Last updated: Thursday - May 29, 2008Casey Cobb of the University of Connecticut pointed out similarities in the arguments of Fertilizers, Pills & Magnetic Strips (FPMS) and those in Steven D. Levitt and Stephen J. Dubner's Freakonomics: A Rogue Economist Explores the Hidden Side of Everything (2005, NY: William Morrow). Specifically, Levitt and Dubner's attempt to account for fluctuating crime rates as a long-term result of demographic changes is similar to my arguments about how changing U.S. demographics affect education and other institutions. Levitt and Dubner point out that in the years following the Roe v. Wade decision (January 1973), the number of abortions in the U.S. rose from three-quarter million to more than one-and-a-half million in 1980. By the early 1980s, one abortion was being performed for every 2.25 live births. Look at this another way: nearly a third of all pregnancies were terminated by abortion in the early 1980s. And that segment of society that was obtaining abortions shifted significantly as a result of legalization. Formerly, abortions were an expensive option chosen by the wealthy and upper-middle classes. After Roe v Wade, they became more affordable, didn't involve travel expenses, and were more available to young and poor women. The "hidden side" of the legalization of abortion (to which the authors refer in their subtitle) is that 15 to 20 years after Roe the U.S. crime rate show a remarkable decline. Levitt and Dubner attribute this decline to the decline in the population share of young, crime prone males. Their analyses rose above post hoc ergo propter hoc reasoning by means of a fine grained analysis of the data. States that had legalized abortion shortly before Roe was upheld by the Supreme Court showed an earlier decline in violent crime 15 to 20 years later than states that legalized it after Roe. Moreover, states with higher abortion rates showed greater decreases in crime two decades later.

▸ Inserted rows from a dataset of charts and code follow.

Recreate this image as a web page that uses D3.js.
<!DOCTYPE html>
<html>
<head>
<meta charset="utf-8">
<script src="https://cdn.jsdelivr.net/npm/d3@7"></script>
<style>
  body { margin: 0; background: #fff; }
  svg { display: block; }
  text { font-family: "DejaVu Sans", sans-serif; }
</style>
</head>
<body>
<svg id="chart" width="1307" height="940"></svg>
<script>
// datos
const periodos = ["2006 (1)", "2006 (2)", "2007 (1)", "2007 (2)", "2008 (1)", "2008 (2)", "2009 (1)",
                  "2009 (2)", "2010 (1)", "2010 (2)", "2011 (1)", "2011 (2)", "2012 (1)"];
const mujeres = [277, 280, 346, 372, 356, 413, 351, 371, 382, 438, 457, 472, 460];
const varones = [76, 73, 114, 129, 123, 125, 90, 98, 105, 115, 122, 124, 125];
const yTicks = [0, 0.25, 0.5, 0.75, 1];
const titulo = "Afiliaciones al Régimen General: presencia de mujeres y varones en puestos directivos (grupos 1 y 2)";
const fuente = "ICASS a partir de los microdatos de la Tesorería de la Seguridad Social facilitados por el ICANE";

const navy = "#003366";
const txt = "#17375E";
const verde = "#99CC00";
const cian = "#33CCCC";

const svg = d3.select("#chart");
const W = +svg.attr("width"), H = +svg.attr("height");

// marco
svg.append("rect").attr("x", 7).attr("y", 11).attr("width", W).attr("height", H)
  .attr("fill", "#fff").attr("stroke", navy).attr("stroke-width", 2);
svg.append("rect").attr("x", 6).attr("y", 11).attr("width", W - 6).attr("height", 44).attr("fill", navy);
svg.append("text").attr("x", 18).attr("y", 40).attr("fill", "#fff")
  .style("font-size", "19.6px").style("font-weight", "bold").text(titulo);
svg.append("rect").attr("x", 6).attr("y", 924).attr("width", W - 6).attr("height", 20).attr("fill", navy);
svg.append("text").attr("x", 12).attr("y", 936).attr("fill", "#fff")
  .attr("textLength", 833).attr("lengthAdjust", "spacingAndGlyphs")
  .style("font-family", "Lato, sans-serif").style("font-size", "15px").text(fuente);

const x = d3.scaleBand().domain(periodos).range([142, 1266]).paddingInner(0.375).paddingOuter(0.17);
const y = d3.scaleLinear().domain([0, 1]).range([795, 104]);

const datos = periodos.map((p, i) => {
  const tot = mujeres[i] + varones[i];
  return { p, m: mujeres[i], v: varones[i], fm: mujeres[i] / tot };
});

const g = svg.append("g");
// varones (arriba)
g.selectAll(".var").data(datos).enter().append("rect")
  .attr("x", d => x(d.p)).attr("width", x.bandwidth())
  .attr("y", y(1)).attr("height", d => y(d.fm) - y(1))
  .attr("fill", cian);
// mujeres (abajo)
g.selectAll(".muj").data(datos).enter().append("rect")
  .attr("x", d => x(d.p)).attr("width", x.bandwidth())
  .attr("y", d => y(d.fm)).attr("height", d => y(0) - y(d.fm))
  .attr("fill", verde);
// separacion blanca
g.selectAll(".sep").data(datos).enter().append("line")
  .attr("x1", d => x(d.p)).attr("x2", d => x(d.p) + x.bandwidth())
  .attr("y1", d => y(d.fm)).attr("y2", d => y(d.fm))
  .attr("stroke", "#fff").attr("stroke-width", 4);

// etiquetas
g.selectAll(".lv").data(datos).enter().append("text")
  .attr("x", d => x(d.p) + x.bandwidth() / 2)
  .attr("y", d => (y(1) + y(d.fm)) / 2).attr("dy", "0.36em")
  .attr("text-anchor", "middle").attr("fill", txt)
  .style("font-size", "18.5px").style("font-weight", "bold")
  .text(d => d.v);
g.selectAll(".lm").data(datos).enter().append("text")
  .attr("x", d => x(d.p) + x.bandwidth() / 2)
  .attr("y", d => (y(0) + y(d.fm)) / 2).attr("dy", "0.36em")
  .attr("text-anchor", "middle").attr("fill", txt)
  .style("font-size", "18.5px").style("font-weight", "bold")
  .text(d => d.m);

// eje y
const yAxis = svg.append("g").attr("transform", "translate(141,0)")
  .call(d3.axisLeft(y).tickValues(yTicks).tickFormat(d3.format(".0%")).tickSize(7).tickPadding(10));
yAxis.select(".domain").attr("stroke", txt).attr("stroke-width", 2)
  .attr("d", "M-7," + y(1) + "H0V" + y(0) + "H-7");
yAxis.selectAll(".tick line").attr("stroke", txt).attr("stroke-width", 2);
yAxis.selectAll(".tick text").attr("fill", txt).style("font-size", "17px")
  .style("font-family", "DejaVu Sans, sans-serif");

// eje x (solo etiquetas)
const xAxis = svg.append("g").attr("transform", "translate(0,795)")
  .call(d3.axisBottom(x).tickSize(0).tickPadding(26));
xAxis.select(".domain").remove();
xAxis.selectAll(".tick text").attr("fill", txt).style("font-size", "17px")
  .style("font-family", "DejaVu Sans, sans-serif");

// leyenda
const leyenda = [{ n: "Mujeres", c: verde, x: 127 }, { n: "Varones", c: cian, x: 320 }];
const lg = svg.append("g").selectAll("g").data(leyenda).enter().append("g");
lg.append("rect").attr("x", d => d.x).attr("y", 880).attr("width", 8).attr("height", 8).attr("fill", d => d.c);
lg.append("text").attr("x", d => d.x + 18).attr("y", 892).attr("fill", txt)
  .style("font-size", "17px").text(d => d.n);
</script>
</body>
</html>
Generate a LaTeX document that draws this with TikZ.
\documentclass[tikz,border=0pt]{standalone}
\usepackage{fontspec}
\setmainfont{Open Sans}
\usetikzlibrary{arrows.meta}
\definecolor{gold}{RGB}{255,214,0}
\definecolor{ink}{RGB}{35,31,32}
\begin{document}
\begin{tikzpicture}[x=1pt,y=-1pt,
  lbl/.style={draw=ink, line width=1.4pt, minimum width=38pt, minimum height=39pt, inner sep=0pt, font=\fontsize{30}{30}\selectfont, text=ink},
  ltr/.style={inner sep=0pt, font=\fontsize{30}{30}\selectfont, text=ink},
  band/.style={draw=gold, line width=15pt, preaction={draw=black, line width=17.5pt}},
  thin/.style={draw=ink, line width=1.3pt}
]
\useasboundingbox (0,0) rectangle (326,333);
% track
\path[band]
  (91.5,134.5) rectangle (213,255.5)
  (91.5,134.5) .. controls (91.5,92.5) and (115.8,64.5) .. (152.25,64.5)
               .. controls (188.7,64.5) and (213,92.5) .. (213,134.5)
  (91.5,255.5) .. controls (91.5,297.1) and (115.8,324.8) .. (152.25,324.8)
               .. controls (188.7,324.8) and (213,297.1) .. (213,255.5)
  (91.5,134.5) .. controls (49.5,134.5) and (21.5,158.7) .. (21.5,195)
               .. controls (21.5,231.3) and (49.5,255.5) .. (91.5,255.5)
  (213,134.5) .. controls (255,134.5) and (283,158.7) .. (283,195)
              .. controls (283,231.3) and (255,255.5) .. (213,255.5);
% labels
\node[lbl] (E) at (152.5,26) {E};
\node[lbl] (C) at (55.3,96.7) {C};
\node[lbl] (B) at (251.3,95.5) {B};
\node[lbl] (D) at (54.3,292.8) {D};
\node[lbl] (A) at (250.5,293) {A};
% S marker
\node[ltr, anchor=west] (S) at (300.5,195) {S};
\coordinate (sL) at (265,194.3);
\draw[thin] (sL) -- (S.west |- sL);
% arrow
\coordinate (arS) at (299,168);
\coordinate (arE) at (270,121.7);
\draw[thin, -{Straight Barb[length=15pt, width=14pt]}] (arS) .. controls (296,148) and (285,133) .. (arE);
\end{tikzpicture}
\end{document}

In the early 1990s before the big crime decline became apparent, politicians and a host of experts had predicted that violent crime was on an upward spiral that would soon engulf the entire nation. President Clinton opined, "We know we've got about six years to turn this juvenile crime thing around or our country is going to be living in chaos." (Levitt & Dubner, p. 4) To everyone's amazement, crime statistics moved in exactly the opposite direction, dropping precipitously in the mid to late 1990s. By 2000, the U.S. murder rate was lower than at any time since 1965.
What is significant here is that various political and ideological interests claimed responsibility for the decline. Gun control laws were the cause, some maintained. Others credited the booming economy of the 1990s; still others claimed victory for innovative policing approaches. But more likely, a demographic shift originating in Roe v Wade was depleting the U.S. population of its most violent crime prone citizens.
How might all of this relate to Fertilizers, Pills & Magnetic Strips? In a couple of ways, perhaps. One angle not examined in FPMS is that long-term trends in achievement data should be looked at again in terms of the same demographic shifts that Levitt and Dubner have explored.
But a second sense in which Freakonomics is relevant to Fertilizers, Pills & Magnetic Strips is that the former has shown how readily partisans will pounce on data that appear to be favorable to their causes when in fact those data do nothing but reflect quite unrelated demographic shifts. How many phenomena (widening or narrowing achievement gaps; falling or rising drop-out rates; waxing and waning NAEP scores) are merely reflections of who is having more babies and who is having fewer?